Mon bon cher petit Toto, je vais m’habiller pour être plus tôt auprès de vous. Je vous aime, je vous aime tout plein et puis encore je vous baise partout ! je vous adore en entier !
À tantôt.

Votre Juliette

BnF, Mss, NAF 16324, f. 264-265
Transcription de Jeanne Stranart assistée de Florence Naugrette

a) « je je te baiserais ».
b) « m’avez-vous aimé ».


Aux Metz, [17 septembre 1835]a, jeudi soir, 8 h. ¾

Mon bon cher Toto, je serais arrivée sans accident grave à la maison, n’était la rencontre d’un énorme et affreux crapaudb dans le chemin creux, ce qui m’a fait pousser un cri sauvage et prendre ma course comme si le diable m’emportait. Je suis arrivée à la maison à 7 h. 10 m. J’ai commencé à dîner à 8 h. 5 m., et à l’issue de mon dîner, je t’écris pour te remercier de tout le bonheur que tu me donnes : cette journée toute trempée de pluie est une des plus belles et des plus heureuses de ma vie. S’il y avait des arcs-en-ciel dans le paysage, il y en avait aussi dans nos cœurs qui correspondaient de notre âme à notre âme comme d’un bassin à l’autre. Je te remercie pour les belles choses que tu me fais admirer et que je ne verrais pas sans toi et sans le secours de ta belle petite main blanche sur mon front. Mais une chose plus belle et plus grande encore que toutes les beautés du ciel et de la terre et pour laquelle je n’ai besoin d’aucune aide pour voir et pour admirer : c’est toi, mon bien-aimé, c’est ta personne que j’adore, c’est ton esprit que j’admire et qui m’éblouit.

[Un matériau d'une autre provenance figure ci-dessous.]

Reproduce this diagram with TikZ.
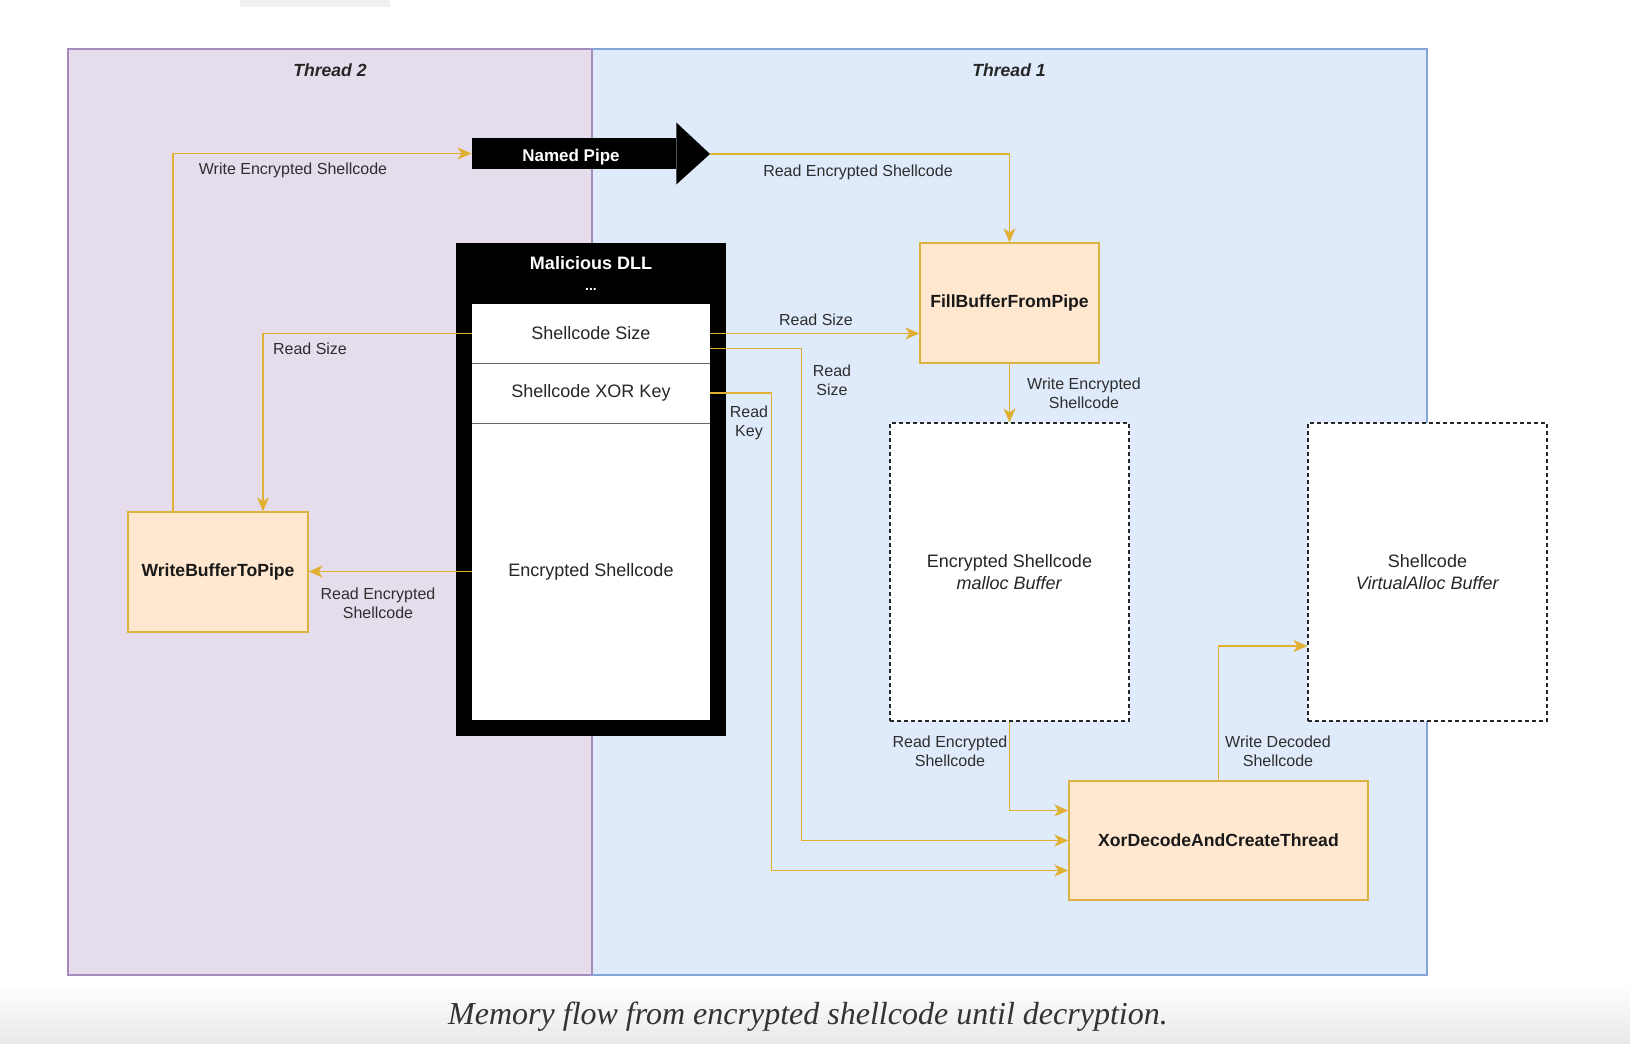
\documentclass[tikz,border=0pt]{standalone}
\usepackage{fontspec}
\setmainfont{Liberation Sans}
\newfontfamily\capfont{Liberation Serif}
\usetikzlibrary{arrows.meta,calc}

\definecolor{lanetwo}{HTML}{E6DDEC}
\definecolor{lanetwod}{HTML}{A48BB8}
\definecolor{laneone}{HTML}{DFEAFB}
\definecolor{laneoned}{HTML}{86A6DA}
\definecolor{funcf}{HTML}{FFE8CF}
\definecolor{funcd}{HTML}{DDB240}
\definecolor{flowc}{HTML}{DFB032}
\definecolor{labc}{HTML}{2E2E2E}

\begin{document}
\begin{tikzpicture}[x=0.5pt,y=-0.5pt,
	flow/.style={draw=flowc,line width=0.8pt,-{Stealth[length=7pt,width=6pt,inset=2pt]}},
	func/.style={draw=funcd,fill=funcf,line width=0.7pt,inner sep=0pt,
		font=\fontsize{8.8}{11}\selectfont\bfseries,text=black!90},
	buf/.style={draw=black!85,fill=white,line width=0.6pt,dash pattern=on 2pt off 1.5pt,
		minimum width=119.5pt,minimum height=149pt,inner sep=0pt,align=center,
		font=\fontsize{9}{11}\selectfont,text=black!85},
	cell/.style={fill=white,minimum width=119pt,
		inner sep=0pt,font=\fontsize{9}{11}\selectfont,text=black!85},
	lbl/.style={font=\fontsize{8}{9.5}\selectfont,text=labc,align=center,inner sep=0pt},
	lane/.style={font=\fontsize{8.8}{11}\selectfont\bfseries\itshape,text=black!85}]
\useasboundingbox (0,0) rectangle (1630,1044);

% page bits round the figure
\fill[black!6] (240,0) rectangle (390,7);
\shade[top color=white,bottom color=black!9] (0,985) rectangle (1630,1044);

% the two threads
\draw[fill=lanetwo,draw=lanetwod,line width=0.6pt] (68,49) rectangle (592,975);
\draw[fill=laneone,draw=laneoned,line width=0.6pt] (592,49) rectangle (1427,975);
\draw[lanetwod,line width=0.6pt] (592,49) -- (592,975);
\node[lane] (tlab2) at (330,70) {Thread 2};
\node[lane] (tlab1) at (1009,70) {Thread 1};

% named pipe
\node[fill=black,minimum width=102pt,minimum height=15.5pt,inner sep=0pt] (pipe) at (574,153.5) {};
\coordinate (pipetip) at (710,154);
\fill ([yshift=7.5pt]pipe.north east) -- (pipetip) -- ([yshift=-7.5pt]pipe.south east) -- cycle;
\node[text=white,font=\fontsize{8.5}{10}\selectfont\bfseries] (pipelab) at (571,157) {Named Pipe};

% malicious dll
\node[fill=black,minimum width=135pt,minimum height=246.5pt,inner sep=0pt] (dll) at (591,489.5) {};
\node[text=white,font=\fontsize{9}{11}\selectfont\bfseries] (dlltitle) at (591,263) {Malicious DLL};
\node[text=white,font=\fontsize{7}{8}\selectfont\bfseries] (dlldots) at (591,289) {...};
\foreach \nm/\txt/\cy/\hgt in {size/Shellcode Size/333.5/29.5pt,
	key/Shellcode XOR Key/393/30pt,
	enc/Encrypted Shellcode/571.5/148.5pt}{
	\node[cell,minimum height=\hgt] (\nm) at (591,\cy) {\txt};
}
\draw[black!60,line width=0.8pt] (size.south west) -- (size.south east)
	(key.south west) -- (key.south east);

% functions
\node[func,minimum width=90pt,minimum height=60pt] (wbuf) at (218,572) {WriteBufferToPipe};
\node[func,minimum width=89.5pt,minimum height=60pt] (fill) at (1009.5,303) {FillBufferFromPipe};
\node[func,minimum width=149.5pt,minimum height=59.5pt] (xor) at (1218.5,840.5) {XorDecodeAndCreateThread};

% buffers
\node[buf] (encbuf) at (1009.5,572) {Encrypted Shellcode\\\textit{malloc Buffer}};
\node[buf] (scbuf) at (1427.5,572) {Shellcode\\\textit{VirtualAlloc Buffer}};

% flows
\draw[flow] ([xshift=-22.5pt]wbuf.north) |- (pipe.west);
\draw[flow] (pipetip) -| (fill.north);
\draw[flow] (size.west) -| ([xshift=22.5pt]wbuf.north);
\draw[flow] (enc.west) -- (enc.west -| wbuf.east);
\draw[flow] (size.east) -- (size.east -| fill.west);
\draw[flow] ([yshift=-7.5pt]size.east) -- ++(91,0) |- (xor.west);
\draw[flow] (key.east) -- ++(61,0) |- ([yshift=-15pt]xor.west);
\draw[flow] (fill.south) -- (encbuf.north);
\draw[flow] (encbuf.south) |- ([yshift=15pt]xor.west);
\draw[flow] (xor.north) |- ([yshift=-37pt]scbuf.west);

% flow labels
\node[lbl] (l-wenc) at (293,170) {Write Encrypted Shellcode};
\node[lbl] (l-renc) at (858,172) {Read Encrypted Shellcode};
\node[lbl] (l-rsize) at (310,349) {Read Size};
\node[lbl] (l-rencl) at (378,603) {Read Encrypted\\Shellcode};
\node[lbl] (l-rsizet) at (816,320) {Read Size};
\node[lbl] (l-rsizem) at (832,380) {Read\\Size};
\node[lbl] (l-rkey) at (749,423) {Read\\Key};
\node[lbl] (l-wencb) at (1084,393) {Write Encrypted\\Shellcode};
\node[lbl] (l-rencb) at (950,751) {Read Encrypted\\Shellcode};
\node[lbl] (l-wdec) at (1278,751) {Write Decoded\\Shellcode};

% caption
\node[font=\capfont\itshape\fontsize{16}{19}\selectfont,text=black!80] (caption) at (808,1017)
	{Memory flow from encrypted shellcode until decryption.};
\end{tikzpicture}
\end{document}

Pourquoi ne suis-je pas poète ? je dirais tout ce que je pense et tout ce que je sens, mais je ne suis qu’une pauvre femme qui aime et celle-là n’est pas celle qui se fait comprendre le mieux. Bonsoir, mon adoré, bonsoir, mon chéri, dors bien, je te baise.

10 – Icartc

BnF, Mss, NAF 16324, f. 266-267
Transcription de Jeanne Stranart assistée de Florence Naugrette
[Souchon]

a) Date rajoutée sur le manuscrit d’une main différente de celle de Juliette.
b) « crapeau ».
c) Note écrite d’une autre main que celle de Juliette. Louis Icart était le propriétaire des lettres de Juliette Drouet acquises par la BnF en 1869.

Notes

[1Claire Pradier, fille de Juliette Drouet et du sculpteur James Pradier, est alors âgée de neuf ans, et est en pension chez Mlle Watteville à Saumur.